Northwest Branch Trail. Photo by rllayman.

We don’t close main arterial streets at night even if a road is less safe. So why do many local governments close walking paths and bicycle trails, even ones that are used as commuting routes?

Reader Bianchi wrote in with a report:

My S.O. and I bought a house in Historic Hyattsville this fall. He uses the Northwest Branch bike trail to get to either West Hyattsville metro or Fort Totten. Last night, on his way home between 6 and 6:30 pm (when it was already dark), a PG County cop car came up behind him while he was on the bike trail and pulled him over.

The officer told him the trail was closed when dark because there had been some reports of mugging. S.O. asked the officer (rhetorically) if he thought riding on the street with cars with no bike lane was really safer.

He feels the question of which route is safer to bike should be left to him, the biker. The ‘no use at dark’ prohibition affects the morning commute too. I guess one solution to street (or bike trail) crime is to just prohibit people from being on the street.

Bianchi contacted Hyattsville Mayor Bill Gardner. Here was his response:

Almost all of the parks and the trails in the County are owned and managed by the Maryland-National Capital Park and Planning Commission (M-NCPPC). The Commission’s policy is that park facilities close at dark, period. It has been a struggle to get them to change, although apparently they did re-designate a trail in Montgomery Co. near a Metro as a commuter route a couple years ago and it is open after dark.

We have met with them to request they change the policy, given that the trails in our area are commuting routes. After a bit of work and some publicity, M-NCPPC provided lighting and cameras along a couple short sections of the trail near the metro station. They didn’t agree to “open” the trails after dark in other areas. The trails are policed primarily by the M-NCPPC police, but they do collaborate with the county and city police.

All park facilities? M-NCPPC doesn’t close the roads that go through their parks, like all the roads crossing the portion of Rock Creek in Montgomery County. NPS doesn’t close the GW Parkway. The difference is that park agencies see those as commuter transportation facilities

Leaving aside the question of whether it’s right to have commuter transportation facilities a major part of a parks agency’s mission, a bike and walking trail is a transportation facility as well. Just because people use it for recreation doesn’t make it not a transportation facility; many people jog on streets, too.

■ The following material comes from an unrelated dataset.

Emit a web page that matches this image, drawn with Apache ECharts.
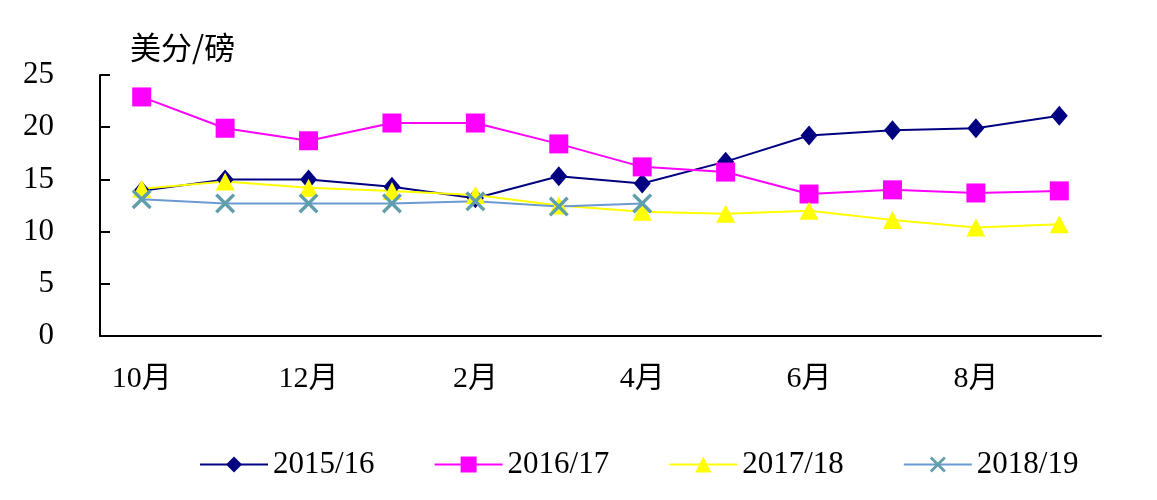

Commenter Woodley Parker wrote about the Klingle trail, “I live right above the proposed trail and I would prefer that it not be lit at night. In fact, the trail should probably be closed at night just like many other parks.”

I disagree. It shouldn’t be closed any more than Beach Drive is closed, or Porter or Tilden Streets (none of which is closed). Klingle Valley isn’t going to have a vehicular road, but it’s still going to be a pedestrian and bicycle through route. As such, it should have lights (though they could be much smaller than the lights on a roadway) and be open at all times. So should the trails in Montgomery and Prince George’s Counties that serve a transportation function as well as a recreational one.